There’s another reason for banning new gas connections: Cost.
The cost of new gas infrastructure is significant and avoided entirely if buildings are powered with electricity only. Gas is used in homes for water heating, space heating and cooking. Heating water and rooms can be done with electricity. Even after transmission losses, heat pump systems that use grid electricity can use less fuel than traditional on-site combustion heaters powered by on-site gas, so heat pumps will gradually be favored over gas.
This leaves the gas stove as the appliance that effectively determines whether a gas connection is required at all. In other words, eliminating gas stoves would enable builders to eliminate the entire cost of new natural gas connections. Furthermore, gas is a finite resource that gradually becomes more expensive to produce, while the cost of electricity is likely to stay flat or fall as low-cost solar and wind power, storage and time-of-use controls are added to the grid.
In an unregulated world, it is likely that net total lower infrastructure and fuel costs would favor electric stoves so strongly that the result would be very few gas connections within about 20 years, even without regulations.

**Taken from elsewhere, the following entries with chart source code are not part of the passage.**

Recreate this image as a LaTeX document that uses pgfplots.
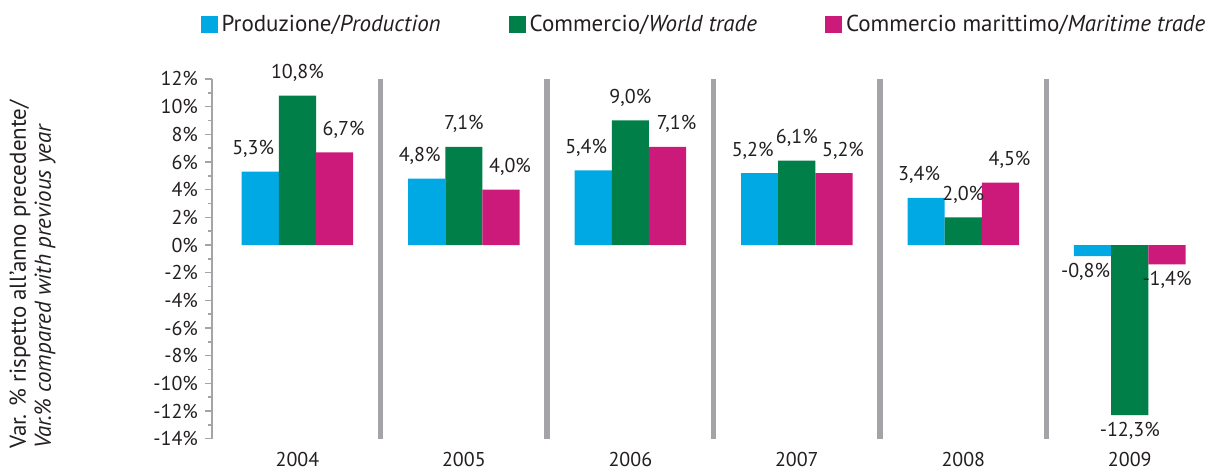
\documentclass[border=0pt]{standalone}
\usepackage{fontspec}
\setmainfont{PT Sans}
\usepackage{pgfplots}
\pgfplotsset{compat=1.18}
\definecolor{cblue}{RGB}{0,168,228}
\definecolor{cgreen}{RGB}{0,128,72}
\definecolor{cmag}{RGB}{204,26,122}
\definecolor{axgray}{RGB}{163,163,168}
\definecolor{txt}{RGB}{35,31,32}
\begin{document}
\begin{tikzpicture}
\useasboundingbox (-106pt,-17.65pt) rectangle (500.5pt,219.35pt);
\begin{axis}[
  scale only axis,
  width=500.5pt, height=179.85pt,
  xmin=-0.513, xmax=5.5,
  ymin=-14, ymax=12,
  ybar=0pt, bar width=18.6pt,
  axis x line*=bottom, axis y line*=left,
  x axis line style={draw=none},
  y axis line style={axgray, line width=1pt, -},
  xtick={0,1,2,3,4,5},
  xticklabels={2004,2005,2006,2007,2008,2009},
  x tick style={draw=none},
  xticklabel style={yshift=0pt},
  extra x ticks={0.5,1.5,2.5,3.5,4.5},
  extra x tick labels={},
  extra x tick style={grid=major, major grid style={axgray, line width=2.8pt}, tick style={draw=none}},
  ytick={-14,-12,...,12},
  minor ytick={-13,-11,...,11},
  tick align=outside,
  major tick length=3.5pt, minor tick length=2.2pt,
  y tick style={axgray, line width=0.8pt},
  minor y tick style={axgray, line width=0.8pt},
  yticklabel={\pgfmathprintnumber{\tick}\%},
  /pgf/number format/assume math mode=true,
  /pgf/number format/use comma,
  tick label style={font=\fontsize{10}{12}\selectfont, text=txt},
  ylabel={Var. \% rispetto all'anno precedente/\\\textit{Var.\% compared with previous year}},
  ylabel style={align=left, font=\fontsize{11.5}{12.5}\selectfont, text=txt, at={(axis description cs:-0.1793,-0.048)}, anchor=west},
  visualization depends on={y \as \rawy},
  nodes near coords={\pgfmathprintnumber[fixed,fixed zerofill,precision=1,use comma,assume math mode=true]{\pgfplotspointmeta}\%},
  every node near coord/.append style={font=\fontsize{10}{12}\selectfont, text=txt, yshift={(\rawy>0)*3.5pt}},
  legend style={at={(0.4925,1)}, anchor=south, yshift=18pt, draw=none, font=\fontsize{11.5}{13}\selectfont, text=txt, /tikz/every even column/.append style={column sep=32pt}},
  legend columns=3,
  legend image code/.code={\fill[#1] (0pt,-4.2pt) rectangle (8.5pt,4.2pt);},
]
\addplot[fill=cblue, draw=none, every node near coord/.append style={xshift=-3.5pt}] coordinates {(0,5.3) (1,4.8) (2,5.4) (3,5.2) (4,3.4) (5,-0.8)};
\addplot[fill=cgreen, draw=none] coordinates {(0,10.8) (1,7.1) (2,9.0) (3,6.1) (4,2.0) (5,-12.3)};
\addplot[fill=cmag, draw=none, every node near coord/.append style={xshift={(\rawy>0)*4.5pt}}] coordinates {(0,6.7) (1,4.0) (2,7.1) (3,5.2) (4,4.5) (5,-1.4)};
\legend{Produzione/\textit{Production}, Commercio/\textit{World trade}, Commercio marittimo/\textit{Maritime trade}}
\end{axis}
\end{tikzpicture}
\end{document}
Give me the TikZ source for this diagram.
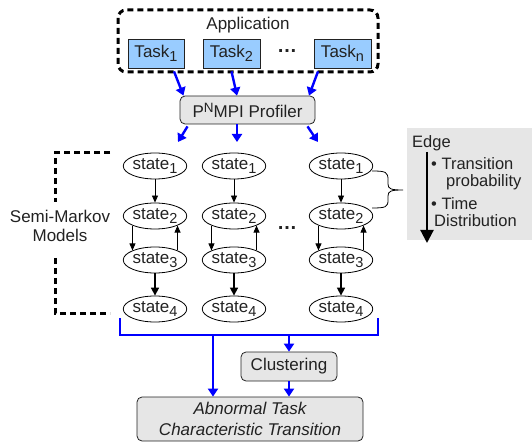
\documentclass[tikz,border=0pt]{standalone}
\usepackage{fontspec}
\setmainfont{Liberation Sans}
\usetikzlibrary{shapes.geometric,arrows.meta}
\definecolor{taskblue}{HTML}{99CCFF}
\definecolor{boxgray}{HTML}{E6E6E6}
\definecolor{txt}{HTML}{222222}
\newcommand\mysub[1]{\raisebox{-4pt}{\fontsize{14.5}{14.5}\selectfont #1}}
\newcommand\mysup[1]{\raisebox{5pt}{\fontsize{13.5}{13.5}\selectfont #1}}
\begin{document}
\begin{tikzpicture}[x=1pt,y=-1pt, font=\fontsize{17}{19}\selectfont, text=txt,
  taskbox/.style={draw=txt, fill=taskblue, minimum height=29, inner sep=0, line width=0.8},
  graybox/.style={draw=txt, fill=boxgray, rounded corners=5, line width=0.8, inner sep=0},
  st/.style={ellipse, draw=black, minimum width=63, minimum height=26, inner sep=0, line width=0.8},
  flow/.style={blue, line width=2.4, -{Triangle[width=10,length=8]}},
  bl/.style={blue, line width=2.4},
  sa/.style={black, line width=0.8, -{Triangle[width=6,length=7]}},
  sb/.style={black, line width=1.6, -{Triangle[width=8,length=8]}},
  dsh/.style={black, line width=3, dash pattern=on 6 off 4},
  dots/.style={font=\fontsize{20}{20}\selectfont\bfseries}]
\useasboundingbox (0,0) rectangle (532,443);
% application
\draw[dsh, rounded corners=8] (118,10) rectangle (378,72);
\node (app) at (248,25) {Application};
\node[taskbox, minimum width=56] (t1) at (156,53.5) {Task\mysub{1}};
\node[taskbox, minimum width=57] (t2) at (231.5,53.5) {Task\mysub{2}};
\node[dots] (tdots) at (287,51) {…};
\node[taskbox, minimum width=57] (tn) at (342.5,53.5) {Task\mysub{n}};
% profiler
\node[graybox, minimum width=135, minimum height=28] (prof) at (247.5,110) {P\mysup{N}MPI Profiler};
\draw[flow] ([xshift=18,yshift=-3]t1.south) -- ([xshift=-64]prof.north);
\draw[flow] ([yshift=-3]t2.south) -- ([xshift=-10.5]prof.north);
\draw[flow] ([xshift=-24.5,yshift=-3]tn.south) -- ([xshift=61.5]prof.north);
% states
\foreach \c/\x in {1/155,2/234,3/341}{
  \node[st] (c\c s1) at (\x,166) {state\mysub{1}};
  \node[st] (c\c s2) at (\x,216) {state\mysub{2}};
  \node[st] (c\c s3) at (\x,260) {state\mysub{3}};
  \node[st] (c\c s4) at (\x,309) {state\mysub{4}};
  \draw[sa] (c\c s1) -- (c\c s2);
  \draw[sa] (c\c s2.-157) -- (c\c s3.157);
  \draw[sa] (c\c s3.23) -- (c\c s2.-23);
  \draw[sb] (c\c s3) -- (c\c s4);
}
\node[dots] (sdots) at (287,228) {…};
\coordinate (p1) at (178,142);
\coordinate (p2) at (237,142);
\coordinate (p3) at (318,142);
\draw[flow] ([xshift=-60,yshift=-2]prof.south) -- (p1);
\draw[flow] ([xshift=-10.5]prof.south) -- (p2);
\draw[flow] ([xshift=60,yshift=-2]prof.south) -- (p3);
% semi-markov bracket
\draw[dsh] (110,153) -- (55,153) -- (55,202);
\draw[dsh] (55,258) -- (55,313) -- (110,313);
\node[align=center] (smm) at (60,226) {Semi-Markov\\Models};
% brace
\draw[black, line width=0.8] (372,171) .. controls (386,171) and (388,172) .. (388,180)
  -- (388,184) .. controls (388,189) and (391,190) .. (403,190)
  .. controls (391,190) and (388,191) .. (388,196) -- (388,200)
  .. controls (388,207) and (386,208) .. (372,208);
% edge box
\fill[boxgray] (407,128) rectangle (532,240);
\begin{scope}[font=\fontsize{16.5}{18}\selectfont]
\node[anchor=base west, inner sep=0] (edge) at (412,148) {Edge};
\node[anchor=base west, inner sep=0] (e1) at (431,170) {• Transition};
\node[anchor=base west, inner sep=0] (e2) at (446,187) {probability};
\node[anchor=base west, inner sep=0] (e3) at (431,210) {• Time};
\node[anchor=base west, inner sep=0] (e4) at (434,227) {Distribution};
\end{scope}
\draw[black, line width=2.2, -{Triangle[width=13,length=13]}] (427,152) -- (427,243);
% bottom
\coordinate (bl) at (120,318);
\coordinate (br) at (378,318);
\draw[bl] (bl) -- (120,335) -- (378,335) -- (br);
\node[graybox, minimum width=96, minimum height=29] (clu) at (289,366.5) {Clustering};
\node[graybox, minimum width=226, minimum height=44, align=center, font=\fontsize{17}{21}\selectfont\itshape] (abn) at (250,419) {Abnormal Task\\Characteristic Transition};
\coordinate (j1) at (213,335);
\coordinate (j2) at (289,335);
\draw[flow] (j1) -- (j1 |- abn.north);
\draw[flow] (j2) -- (clu.north);
\draw[flow] (clu.south) -- (clu.south |- abn.north);
\end{tikzpicture}
\end{document}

However, utilities are regulated. A gas utility that puts a new connection in today is allowed to recover the cost of that connection from its ratepayers, even if the cost of electricity eventually becomes so favorable that the gas connection is not used. Today’s regulators have an obligation to consider the question of whether new gas infrastructure costs can justifiably be added to future utility bills, in addition to considering greenhouse gases and health.